### DATA SHOWN

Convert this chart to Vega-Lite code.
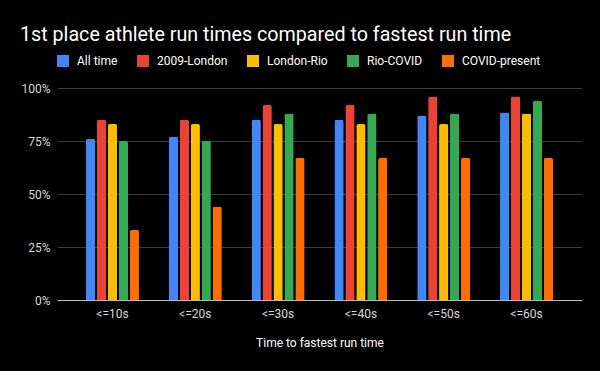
{
  "$schema": "https://vega.github.io/schema/vega-lite/v6.json",
  "width": 525,
  "height": 212,
  "autosize": "none",
  "padding": {"left": 57, "top": 88, "right": 18, "bottom": 71},
  "background": "#000000",
  "title": {
    "text": "1st place athlete run times compared to fastest run time",
    "anchor": "start",
    "frame": "group",
    "dx": -37,
    "fontSize": 19.7,
    "fontWeight": "normal",
    "font": "Roboto",
    "color": "#ffffff",
    "offset": 10
  },
  "data": {
    "values": [
      {"bin": "<=10s", "period": "All time", "pct": 76},
      {"bin": "<=10s", "period": "2009-London", "pct": 85},
      {"bin": "<=10s", "period": "London-Rio", "pct": 83},
      {"bin": "<=10s", "period": "Rio-COVID", "pct": 75},
      {"bin": "<=10s", "period": "COVID-present", "pct": 33},
      {"bin": "<=20s", "period": "All time", "pct": 77},
      {"bin": "<=20s", "period": "2009-London", "pct": 85},
      {"bin": "<=20s", "period": "London-Rio", "pct": 83},
      {"bin": "<=20s", "period": "Rio-COVID", "pct": 75},
      {"bin": "<=20s", "period": "COVID-present", "pct": 44},
      {"bin": "<=30s", "period": "All time", "pct": 85},
      {"bin": "<=30s", "period": "2009-London", "pct": 92},
      {"bin": "<=30s", "period": "London-Rio", "pct": 83},
      {"bin": "<=30s", "period": "Rio-COVID", "pct": 88},
      {"bin": "<=30s", "period": "COVID-present", "pct": 67},
      {"bin": "<=40s", "period": "All time", "pct": 85},
      {"bin": "<=40s", "period": "2009-London", "pct": 92},
      {"bin": "<=40s", "period": "London-Rio", "pct": 83},
      {"bin": "<=40s", "period": "Rio-COVID", "pct": 88},
      {"bin": "<=40s", "period": "COVID-present", "pct": 67},
      {"bin": "<=50s", "period": "All time", "pct": 87},
      {"bin": "<=50s", "period": "2009-London", "pct": 96},
      {"bin": "<=50s", "period": "London-Rio", "pct": 83},
      {"bin": "<=50s", "period": "Rio-COVID", "pct": 88},
      {"bin": "<=50s", "period": "COVID-present", "pct": 67},
      {"bin": "<=60s", "period": "All time", "pct": 88.5},
      {"bin": "<=60s", "period": "2009-London", "pct": 96},
      {"bin": "<=60s", "period": "London-Rio", "pct": 88},
      {"bin": "<=60s", "period": "Rio-COVID", "pct": 94},
      {"bin": "<=60s", "period": "COVID-present", "pct": 67}
    ]
  },
  "mark": {"type": "bar", "cornerRadiusTopLeft": 2, "cornerRadiusTopRight": 2},
  "encoding": {
    "x": {
      "field": "bin",
      "type": "nominal",
      "sort": ["<=10s", "<=20s", "<=30s", "<=40s", "<=50s", "<=60s"],
      "scale": {"paddingInner": 0.36, "paddingOuter": 0.35},
      "axis": {
        "title": "Time to fastest run time",
        "labelAngle": 0,
        "labelColor": "#d9d9d9",
        "labelFontSize": 12,
        "labelFont": "Roboto",
        "labelPadding": 8,
        "titleColor": "#ffffff",
        "titleFontSize": 12,
        "titleFont": "Roboto",
        "titleFontWeight": "normal",
        "titlePadding": 18,
        "ticks": false,
        "domainColor": "#bdbdbd",
        "grid": false
      }
    },
    "xOffset": {
      "field": "period",
      "type": "nominal",
      "sort": ["All time", "2009-London", "London-Rio", "Rio-COVID", "COVID-present"],
      "scale": {"paddingInner": 0.15, "paddingOuter": 0}
    },
    "y": {
      "field": "pct",
      "type": "quantitative",
      "scale": {"domain": [0, 100], "nice": false},
      "axis": {
        "title": null,
        "values": [0, 25, 50, 75, 100],
        "labelExpr": "datum.value + '%'",
        "labelColor": "#d9d9d9",
        "labelFontSize": 12,
        "labelFont": "Roboto",
        "labelPadding": 7,
        "ticks": false,
        "domain": false,
        "gridColor": "#3d3d3d",
        "gridWidth": 1
      }
    },
    "color": {
      "field": "period",
      "type": "nominal",
      "scale": {
        "domain": ["All time", "2009-London", "London-Rio", "Rio-COVID", "COVID-present"],
        "range": ["#4285F4", "#EA4335", "#FBBC04", "#34A853", "#FF6D01"]
      },
      "legend": {
        "title": null,
        "orient": "none",
        "direction": "horizontal",
        "legendX": 0,
        "legendY": -33,
        "symbolType": "square",
        "symbolSize": 144,
        "symbolStrokeWidth": 0,
        "labelColor": "#ffffff",
        "labelFontSize": 12,
        "labelFont": "Roboto",
        "labelOffset": 8,
        "columnPadding": 19
      }
    }
  },
  "config": {
    "view": {"stroke": null},
    "font": "Roboto"
  }
}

######

**TASK DESCRIPTION**
Transcribe the full listing above exactly as it stands, minus the pictures.

**CORRECT RESULT**
Convert this chart to Vega-Lite code.
{
  "$schema": "https://vega.github.io/schema/vega-lite/v6.json",
  "width": 525,
  "height": 212,
  "autosize": "none",
  "padding": {"left": 57, "top": 88, "right": 18, "bottom": 71},
  "background": "#000000",
  "title": {
    "text": "1st place athlete run times compared to fastest run time",
    "anchor": "start",
    "frame": "group",
    "dx": -37,
    "fontSize": 19.7,
    "fontWeight": "normal",
    "font": "Roboto",
    "color": "#ffffff",
    "offset": 10
  },
  "data": {
    "values": [
      {"bin": "<=10s", "period": "All time", "pct": 76},
      {"bin": "<=10s", "period": "2009-London", "pct": 85},
      {"bin": "<=10s", "period": "London-Rio", "pct": 83},
      {"bin": "<=10s", "period": "Rio-COVID", "pct": 75},
      {"bin": "<=10s", "period": "COVID-present", "pct": 33},
      {"bin": "<=20s", "period": "All time", "pct": 77},
      {"bin": "<=20s", "period": "2009-London", "pct": 85},
      {"bin": "<=20s", "period": "London-Rio", "pct": 83},
      {"bin": "<=20s", "period": "Rio-COVID", "pct": 75},
      {"bin": "<=20s", "period": "COVID-present", "pct": 44},
      {"bin": "<=30s", "period": "All time", "pct": 85},
      {"bin": "<=30s", "period": "2009-London", "pct": 92},
      {"bin": "<=30s", "period": "London-Rio", "pct": 83},
      {"bin": "<=30s", "period": "Rio-COVID", "pct": 88},
      {"bin": "<=30s", "period": "COVID-present", "pct": 67},
      {"bin": "<=40s", "period": "All time", "pct": 85},
      {"bin": "<=40s", "period": "2009-London", "pct": 92},
      {"bin": "<=40s", "period": "London-Rio", "pct": 83},
      {"bin": "<=40s", "period": "Rio-COVID", "pct": 88},
      {"bin": "<=40s", "period": "COVID-present", "pct": 67},
      {"bin": "<=50s", "period": "All time", "pct": 87},
      {"bin": "<=50s", "period": "2009-London", "pct": 96},
      {"bin": "<=50s", "period": "London-Rio", "pct": 83},
      {"bin": "<=50s", "period": "Rio-COVID", "pct": 88},
      {"bin": "<=50s", "period": "COVID-present", "pct": 67},
      {"bin": "<=60s", "period": "All time", "pct": 88.5},
      {"bin": "<=60s", "period": "2009-London", "pct": 96},
      {"bin": "<=60s", "period": "London-Rio", "pct": 88},
      {"bin": "<=60s", "period": "Rio-COVID", "pct": 94},
      {"bin": "<=60s", "period": "COVID-present", "pct": 67}
    ]
  },
  "mark": {"type": "bar", "cornerRadiusTopLeft": 2, "cornerRadiusTopRight": 2},
  "encoding": {
    "x": {
      "field": "bin",
      "type": "nominal",
      "sort": ["<=10s", "<=20s", "<=30s", "<=40s", "<=50s", "<=60s"],
      "scale": {"paddingInner": 0.36, "paddingOuter": 0.35},
      "axis": {
        "title": "Time to fastest run time",
        "labelAngle": 0,
        "labelColor": "#d9d9d9",
        "labelFontSize": 12,
        "labelFont": "Roboto",
        "labelPadding": 8,
        "titleColor": "#ffffff",
        "titleFontSize": 12,
        "titleFont": "Roboto",
        "titleFontWeight": "normal",
        "titlePadding": 18,
        "ticks": false,
        "domainColor": "#bdbdbd",
        "grid": false
      }
    },
    "xOffset": {
      "field": "period",
      "type": "nominal",
      "sort": ["All time", "2009-London", "London-Rio", "Rio-COVID", "COVID-present"],
      "scale": {"paddingInner": 0.15, "paddingOuter": 0}
    },
    "y": {
      "field": "pct",
      "type": "quantitative",
      "scale": {"domain": [0, 100], "nice": false},
      "axis": {
        "title": null,
        "values": [0, 25, 50, 75, 100],
        "labelExpr": "datum.value + '%'",
        "labelColor": "#d9d9d9",
        "labelFontSize": 12,
        "labelFont": "Roboto",
        "labelPadding": 7,
        "ticks": false,
        "domain": false,
        "gridColor": "#3d3d3d",
        "gridWidth": 1
      }
    },
    "color": {
      "field": "period",
      "type": "nominal",
      "scale": {
        "domain": ["All time", "2009-London", "London-Rio", "Rio-COVID", "COVID-present"],
        "range": ["#4285F4", "#EA4335", "#FBBC04", "#34A853", "#FF6D01"]
      },
      "legend": {
        "title": null,
        "orient": "none",
        "direction": "horizontal",
        "legendX": 0,
        "legendY": -33,
        "symbolType": "square",
        "symbolSize": 144,
        "symbolStrokeWidth": 0,
        "labelColor": "#ffffff",
        "labelFontSize": 12,
        "labelFont": "Roboto",
        "labelOffset": 8,
        "columnPadding": 19
      }
    }
  },
  "config": {
    "view": {"stroke": null},
    "font": "Roboto"
  }
}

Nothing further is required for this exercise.